Large/Elite Event Organizers Managing thousands of participants; losing track of complex financial states. Powerful granular filtering to isolate specific payment types and participant groups efficiently.
Event organizer pain points related to financial reports
Event organizer pain points related to financial reports

Design Logic: Strategic Column Hierarchy

With a 3-week turnaround, adding layers of tooltips or tutorials was not a viable solution. Instead, I focused on Information Architecture and Semantic Clarity.

Rearranging & Rewording: I collaborated with Finance and the PM to optimize the report's layout and terminology. We rearranged the data hierarchy to prioritize high-impact information and replaced vague legacy labels—such as "Report Data"—with the more functional "Transaction Source." This refined structure makes the report self-explanatory and reduces the expertise barrier for all users.

Data Mapping: Translated complex backend transaction states into user-friendly UI labels, ensuring that "where the money is" was never a matter of interpretation.

Before state of the payment report filter design, showing report data as checkboxes
Before, Report Data shown as checkboxes, confusion regarding range and types of transactions.
After state of the payment report filter design, showing organised filter-based configuration with collapsible filters
After, Organized filter based configuration with range, and collapsible filters.

The Solution: A Versatile Reporting Engine

1. Multidimensional Filtering:

Introduced a sophisticated filter suite that allows users to isolate data by Payment Type, Date Range, Confirmation No., Transaction Source, and Receipt Type.

2. Collapsible Filter Architecture:

Designed collapsible filter sections to manage information density, maintaining a clean workspace for high-level monitoring while keeping granular parameters accessible for deep-dive reconciliation.

3. Advanced Search:

The engine allows for immediate lookup by amount or participant personal information, significantly reducing the time spent hunting for specific transactions across massive datasets.

4. Integrated Refund Visibility:

Organizers can now track exactly who has refunded, providing a clear picture of how refunds impact their overall event revenue.

5. High-Integrity Exports:

A streamlined export function ensures that the data viewed on-screen matches the organizer's local records perfectly.

Reflection & Lessons Learned

  1. Optimizing Legacy Systems: Improving a pre-existing tool requires a balance of innovation and restraint — identifying the highest-impact friction points (search and clarity) and solving them within the existing framework.
  2. The Impact of Precise Language: In B2B SaaS design—especially when handling financial data—the choice of a single word can be as impactful as a full workflow.
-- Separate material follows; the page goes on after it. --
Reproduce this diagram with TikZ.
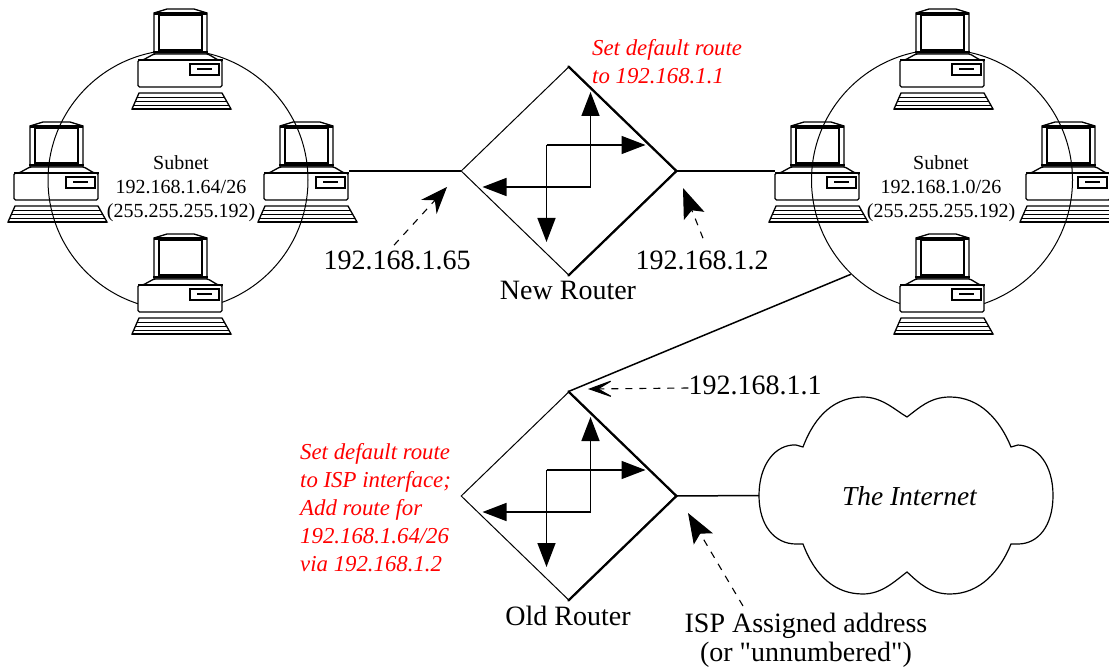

Correct labeling eliminated the need for external guidance and significantly reduced the support load. While this project lived in the sports-tech space, these principles of data clarity are directly applicable to the broader Fintech industry.
  3. Scalability through Versatility: By designing a flexible filter engine rather than static dashboards, we created a tool that feels bespoke for a small organizer while remaining powerful enough for an elite team.